Dieses Gespenst pflegt besonders in der Gegend von Diehsa am Fuße des dortigen Berges den Arbeitern auf dem Felde zu erscheinen und ihnen, wenn sie nicht reinen Herzens sind, eine Masse von Fragen vorzulegen; können sie dieselben beantworten, so ist es gut, wo nicht, so thut ihnen dasselbe ein Leid an. Einst lag um die Mittagszeit ein junges Bauernmädchen hier im Grase und schlief, ihr Bräutigam saß bei ihr, allein sein Herz war anderwärts und sann, wie er sich ihrer entledigen könne.
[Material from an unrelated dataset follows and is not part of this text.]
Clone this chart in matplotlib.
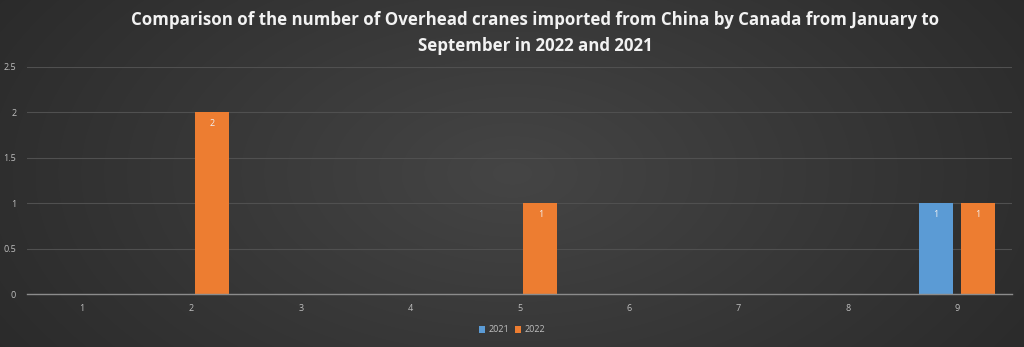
import numpy as np
import matplotlib
matplotlib.use("Agg")
import matplotlib.pyplot as plt

months = ["1", "2", "3", "4", "5", "6", "7", "8", "9"]
series_2021 = [0, 0, 0, 0, 0, 0, 0, 0, 1]
series_2022 = [0, 2, 0, 0, 1, 0, 0, 0, 1]
title = "Comparison of the number of Overhead cranes imported from China by Canada from January to\nSeptember in 2022 and 2021"

plt.rcParams['font.family'] = ['Open Sans', 'DejaVu Sans']

fig = plt.figure(figsize=(10.24, 3.47), dpi=100)

# radial gradient background
bg = fig.add_axes([0, 0, 1, 1], zorder=-10)
yy, xx = np.mgrid[0:347, 0:1024]
d = np.sqrt(((xx - 512) / 700.0) ** 2 + ((yy - 173) / 400.0) ** 2)
val = 0.27 - 0.12 * d
val = np.clip(val, 0.12, 0.3)
bg.imshow(np.dstack([val, val, val]), aspect='auto', extent=[0, 1, 0, 1])
bg.axis('off')

ax = fig.add_axes([27.3 / 1024, 1 - 294 / 347, (1011.7 - 27.3) / 1024, (294 - 67) / 347])
ax.set_facecolor('none')
x = np.arange(len(months))
w = 0.31
off = 0.19
b1 = ax.bar(x - off, series_2021, w, color='#5b9bd5', label='2021', zorder=3)
b2 = ax.bar(x + off, series_2022, w, color='#ed7d31', label='2022', zorder=3)
for bars, vals in ((b1, series_2021), (b2, series_2022)):
    for rect, v in zip(bars, vals):
        if v > 0:
            ax.text(rect.get_x() + rect.get_width() / 2, v - 0.07, str(v),
                    ha='center', va='top', color='#f2f2f2', fontsize=6.5, zorder=4)

ax.set_xlim(-0.5, len(months) - 0.5)
ax.set_ylim(0, 2.5)
ax.set_yticks([0, 0.5, 1, 1.5, 2, 2.5])
ax.set_yticklabels(["0", "0.5", "1", "1.5", "2", "2.5"])
ax.set_xticks(x)
ax.set_xticklabels(months)
ax.tick_params(axis='both', length=0, colors='#bfbfbf', labelsize=6.5)
ax.tick_params(axis='x', pad=7)
ax.tick_params(axis='y', pad=8)
ax.grid(axis='y', color='#505050', linewidth=0.8, zorder=0)
for s in ['top', 'right', 'left']:
    ax.spines[s].set_visible(False)
ax.spines['bottom'].set_color('#8c8c8c')
ax.spines['bottom'].set_linewidth(1.0)
ax.spines['bottom'].set_zorder(5)

fig.text(0.523, 1 - 33 / 347, title, ha='center', va='center', color='#f2f2f2',
         fontsize=12.2, fontweight='bold', linespacing=1.55)

leg = fig.legend(loc='center', bbox_to_anchor=(0.5, 1 - 330 / 347), ncol=2, frameon=False,
                 fontsize=6.5, handlelength=0.7, handleheight=0.7, handletextpad=0.4,
                 columnspacing=0.6, labelcolor='#bfbfbf')

fig.savefig('out.png', dpi=100)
Da kam das Mittagsgespenst einhergeschritten und fing an dem Burschen Fragen vorzulegen, und soviel er auch antwortete, immer warf es neue Fragen auf, und als die Glocke eins schlug, da stand sein Herz still, das Gespenst hatte ihn zu Tode gefragt. Als aber das Mädchen die Augen aufschlug, da lag ihr Bräutigam blaß und todt neben ihr, sie weinte und klagte manchen Tag, bis man sie neben dem Jüngling, der ihre Liebe nicht verdiente, zur ewigen Ruhe einsenkte.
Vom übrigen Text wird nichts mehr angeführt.